XHSQ Radio San Miguel
- San Miguel de Allende, Guanajuato; Mexico;
- Frequency: 103.3 MHz
- Branding: Radio San Miguel

Programming
- Format: Full service

Ownership
- Owner: Radio San Miguel, S.A.

History
- First air date: August 26, 1961

Technical information
- ERP: 6 kW
- Transmitter coordinates: 20°51′44.3″N 100°45′14.3″W﻿ / ﻿20.862306°N 100.753972°W

Links
- Webcast: Listen live
- Website: sqradiosanmiguel.com

= XHSQ-FM =

XHSQ-FM is a radio station on 103.3 FM in San Miguel de Allende, Guanajuato, Mexico. XHSQ is known as Radio San Miguel and carries a local full service schedule.

==History==
XHSQ began as XESQ-AM 1280 and signed on August 26, 1961. XESQ was owned by Gen. Ramón Rodríguez Familiar, the former governor of the adjoining state of Querétaro who had gotten into the radio business.

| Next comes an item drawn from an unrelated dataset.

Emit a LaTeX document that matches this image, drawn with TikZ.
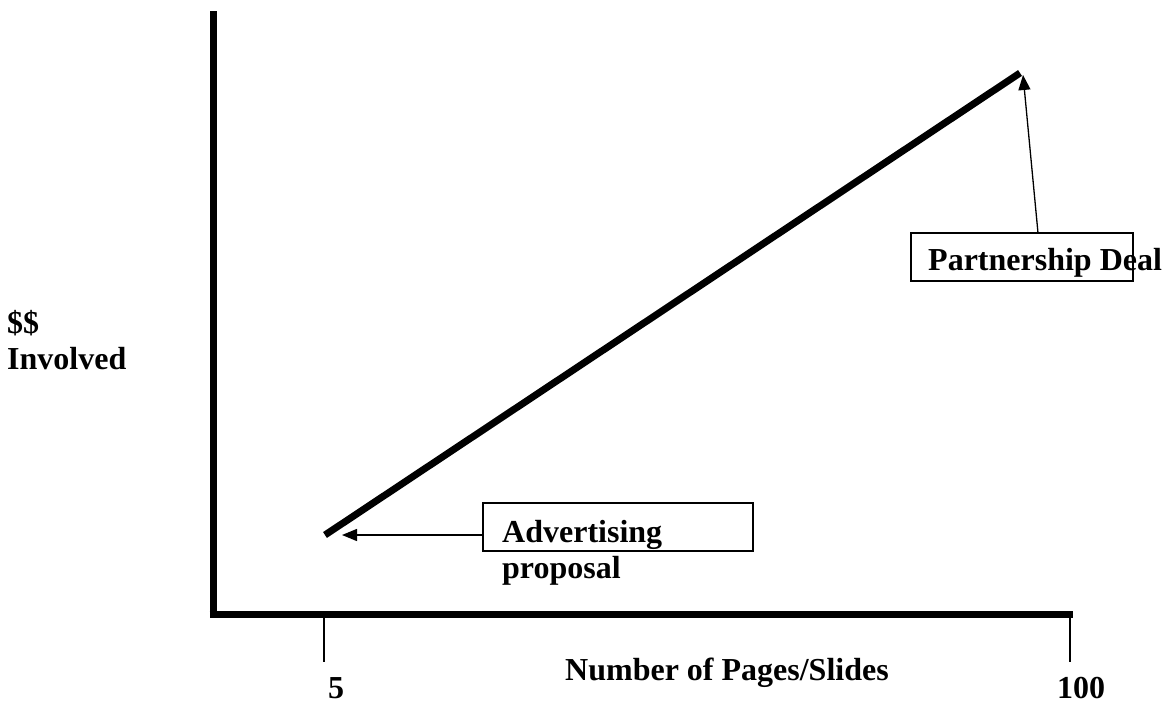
\documentclass[tikz,border=0pt]{standalone}
\usepackage{fontspec}
\setmainfont{Liberation Serif}
\usetikzlibrary{arrows.meta,calc}
\begin{document}
\begin{tikzpicture}[x=1pt,y=-1pt,
  lbl/.style={inner sep=0pt,anchor=base west,font=\fontsize{32}{37}\selectfont\bfseries},
  axisline/.style={line width=7pt},
  ticklin/.style={line width=1.5pt},
  trend/.style={line width=7pt},
  callout/.style={draw,line width=1.3pt,inner sep=0pt},
  pointer/.style={line width=1.3pt,-{Triangle[length=15pt,width=12pt]}}]
\useasboundingbox (0,0) rectangle (1167,704);
% axes
\coordinate (ytop) at (213,11);
\coordinate (origin) at (213,614.5);
\coordinate (xend) at (1073,614.5);
\draw[axisline] (ytop) -- (213,618);
\draw[axisline] (209.5,614.5) -- (xend);
% ticks
\coordinate (t5a) at (324,618);
\coordinate (t5b) at (324,662);
\coordinate (t100a) at (1070,618);
\coordinate (t100b) at (1070,662);
\draw[ticklin] (t5a) -- (t5b);
\draw[ticklin] (t100a) -- (t100b);
% trend line
\coordinate (low) at (325,535);
\coordinate (high) at (1020,73);
\draw[trend] (low) -- (high);
% callout boxes
\node[callout,minimum width=270pt,minimum height=48pt] (adbox) at (618,527) {};
\node[callout,minimum width=222pt,minimum height=48pt] (pbox) at (1022,257) {};
% pointers
\coordinate (adtip) at (342,535);
\coordinate (ptip) at (1023,75);
\coordinate (pstart) at (1038,233);
\draw[pointer] (adbox.west |- adtip) -- (adtip);
\draw[pointer] (pstart) -- (ptip);
% texts
\node[lbl] (adv1) at (502,542) {Advertising};
\node[lbl] (adv2) at (502,578) {proposal};
\node[lbl] (part) at (928,270) {Partnership Deal};
\node[lbl] (dol) at (7,333) {\$\$};
\node[lbl] (inv) at (7,369) {Involved};
\node[lbl] (xlab) at (565,680) {Number of Pages/Slides};
\node[lbl,anchor=base] (n5) at (336,698) {5};
\node[lbl,anchor=base] (n100) at (1081,698) {100};
\end{tikzpicture}
\end{document}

Local programming immediately started, including news and musical shows, and two months later, the station received its concession.

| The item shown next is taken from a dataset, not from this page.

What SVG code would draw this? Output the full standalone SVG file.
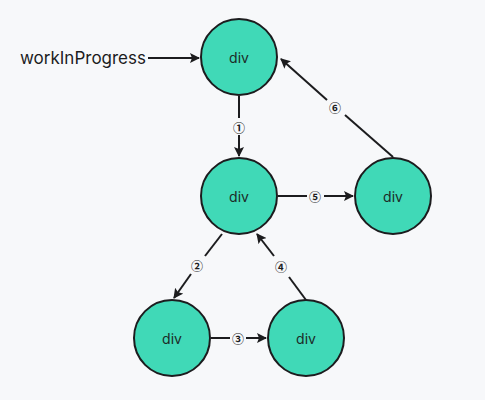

In 1970, a locally based company bought XESQ and its concession. The station moved to new facilities and took on the name Radio San Miguel. Manuel Zavala, who had been hosting programs on XESQ since its inception, became station manager. XESQ received approval to migrate to FM in March 2011.

XESQ-XHSQ is tightly integrated into XHGSM-TV channel 4, a local noncommercial television station that received its permit in 2000.